Life beyond electoral death for Labour’s Special Advisers

It has been 14 years since we’ve had such a contest, but Labour still elects its Shadow Cabinet.  This is a quaint practice which used to be a web of corruption.  Ray Powell, the former MP for Ogmore and accommodation whip, was the spider at its centre.  He collected blank ballot papers in return for larger offices and other whiply favours.

Regional blocks were a big thing in those days.  As were voting bands of drinking buddies and over-representation by those more courtly and solicitous than they were talented.

The modern Parliamentary Labour Party (PLP) will not go back to those ways.  Where it will go is not clear.
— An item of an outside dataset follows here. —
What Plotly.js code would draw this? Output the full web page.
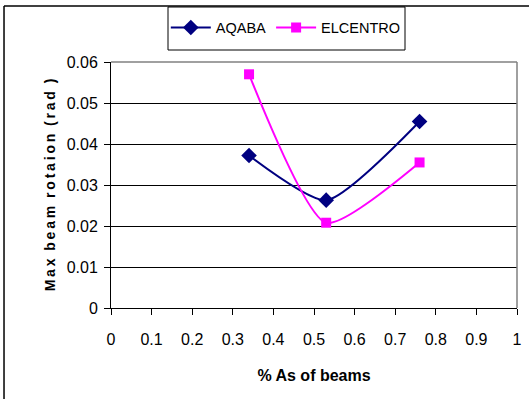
<!DOCTYPE html>
<html>
<head>
<meta charset="utf-8">
<script src="https://cdn.plot.ly/plotly-3.0.1.min.js"></script>
<style>
  html, body { margin: 0; padding: 0; background: #fff; }
  #chart { width: 529px; height: 399px; }
</style>
</head>
<body>
<div id="chart"></div>
<script>
// Steel ratio of beams (%As) against peak beam rotation for two records
const asRatio = [0.34, 0.53, 0.76];
const aqabaRotation = [0.0372, 0.0263, 0.0455];
const elcentroRotation = [0.0570, 0.0208, 0.0355];
const xTicks = [0, 0.1, 0.2, 0.3, 0.4, 0.5, 0.6, 0.7, 0.8, 0.9, 1];
const yTicks = [0, 0.01, 0.02, 0.03, 0.04, 0.05, 0.06];

const sans = '"Liberation Sans", Arial, sans-serif';
const tickFont = { family: sans, size: 16, color: '#000' };

// letter-spaced axis caption
const spaced = s => s.split(' ').map(w => w.split('').join('\u2009')).join('\u00a0\u00a0');
const yTitle = spaced('Max beam rotaion (rad )');

const traces = [
  {
    x: asRatio, y: aqabaRotation, name: 'AQABA',
    mode: 'lines+markers', type: 'scatter',
    line: { color: '#000080', width: 2, shape: 'spline', smoothing: 0.6 },
    marker: { symbol: 'diamond', size: 12, color: '#000080' }
  },
  {
    x: asRatio, y: elcentroRotation, name: 'ELCENTRO',
    mode: 'lines+markers', type: 'scatter',
    line: { color: '#FF00FF', width: 2, shape: 'spline', smoothing: 0.6 },
    marker: { symbol: 'square', size: 10, color: '#FF00FF' }
  }
];

const layout = {
  width: 529, height: 399,
  margin: { l: 111, r: 12, t: 62, b: 91 },
  paper_bgcolor: '#fff', plot_bgcolor: '#fff',
  showlegend: true,
  legend: {
    orientation: 'h', x: 0.135, xanchor: 'left', y: 1.14, yanchor: 'middle',
    borderwidth: 0, bgcolor: 'rgba(0,0,0,0)',
    font: { family: sans, size: 14.5, color: '#000' },
    itemwidth: 40
  },
  xaxis: {
    range: [0, 1], tickvals: xTicks, ticktext: xTicks.map(String),
    showgrid: false, zeroline: false,
    showline: true, linecolor: '#000', linewidth: 1,
    ticks: 'outside', ticklen: 6, tickcolor: '#000',
    tickfont: tickFont, ticklabelstandoff: 11,
    title: { text: '% As of beams', font: { family: sans, size: 16, color: '#000', weight: 'bold' }, standoff: 22 }
  },
  yaxis: {
    range: [0, 0.06], tickvals: yTicks, ticktext: yTicks.map(String),
    showgrid: true, gridcolor: '#000', gridwidth: 1,
    zeroline: false,
    showline: true, linecolor: '#000', linewidth: 1,
    ticks: 'outside', ticklen: 6, tickcolor: '#000',
    tickfont: tickFont, ticklabelstandoff: 3,
    title: { text: yTitle, font: { family: sans, size: 14, color: '#000', weight: 'bold' }, standoff: 7 }
  },
  shapes: [
    // legend frame
    { type: 'rect', xref: 'paper', yref: 'paper', x0: (168 - 111) / 406, x1: (405 - 111) / 406, y0: (308 - 50) / 246, y1: (308 - 7) / 246, line: { color: '#000', width: 1 }, layer: 'below' },
    // gray frame on the top and right of the plot area
    { type: 'line', xref: 'paper', yref: 'paper', x0: 0, x1: 1, y0: 1, y1: 1, line: { color: '#808080', width: 1.5 } },
    { type: 'line', xref: 'paper', yref: 'paper', x0: 1, x1: 1, y0: 0, y1: 1, line: { color: '#808080', width: 1.5 } },
    // outer chart border
    { type: 'line', xref: 'paper', yref: 'paper', x0: -0.2635, x1: -0.2635, y0: -0.37, y1: 1.228, line: { color: '#000', width: 1.5 } },
    { type: 'line', xref: 'paper', yref: 'paper', x0: -0.2635, x1: 1.03, y0: 1.228, y1: 1.228, line: { color: '#000', width: 1.5 } }
  ]
};

Plotly.newPlot('chart', traces, layout, { displayModeBar: false, staticPlot: true });
</script>
</body>
</html>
At its first meeting last Wednesday – called at the height of the post-election bargaining frenzy – the PLP decided that there would be no Shadow Cabinet elections till after the new leader had been chosen.

The way these strange ballots work is that the PLP elects the Shadow Cabinet, with the number of votes cast for each candidate being published.  This creates a ranking order, with stars at the top.  It humiliates those who miss by miles.  This is a reasonably effective disincentive to frivolous candidature.  The leader (who, along with the deputy-leader and the chief whip, is elected separately) then allocates the portfolios.  He is not under any formal constraint when he does so, but the unwritten principle is that the better jobs go to those who got the most votes.

Shadow Cabinet members, of either stripe, receive what is called Short money from the public purse to finance the extra staff their extra duties require.  (It is named after Labour’s former deputy-leader, Ted Short, who campaigned for it – and who still sits in the House of Lords, aged 97).

Labour is now the Opposition.  The Short money kicks in immediately.  So who gets it this spring and summer, with no Shadow Cabinet elections for months?  The answer, apparently, is that members – including attenders – of the last Cabinet will keep one of their two Special Advisers until the new Shadow Cabinet is elected. 

This includes those (of which there are a few: Jack Straw, Alistair Darling,  Tessa Jowell, to name but three) who don’t plan to stand for the Shadow Cabinet.  And all of those who are running for the leadership.  Which will doubtless come in handy.

Tags: , ,

One Response to “Life beyond electoral death for Labour’s Special Advisers”

  1. Spartak St Albans says:

    Yes, indeed, how “quaint” those Shadow Cabinet “elections” used to be.

    The highlight for me, without exception, was trying to pick the exact day in August when Bryan Gould would swerve very sharply leftwards in time to pick up votes for the ballot.

    He became extremely good at timing it right – too early, and he risked losing the votes of people who actually agreed with him; too late and the Campaign Group wouldn’t have time to add him to their roster of “vote for grudgingly” also-rans.

    No such fun trying to pick the exact day he would revert to type – it was always the day after Shadow Cabinet elections.

    Any bets on which candidates will be practising the Gouldian Summer Swerve this year?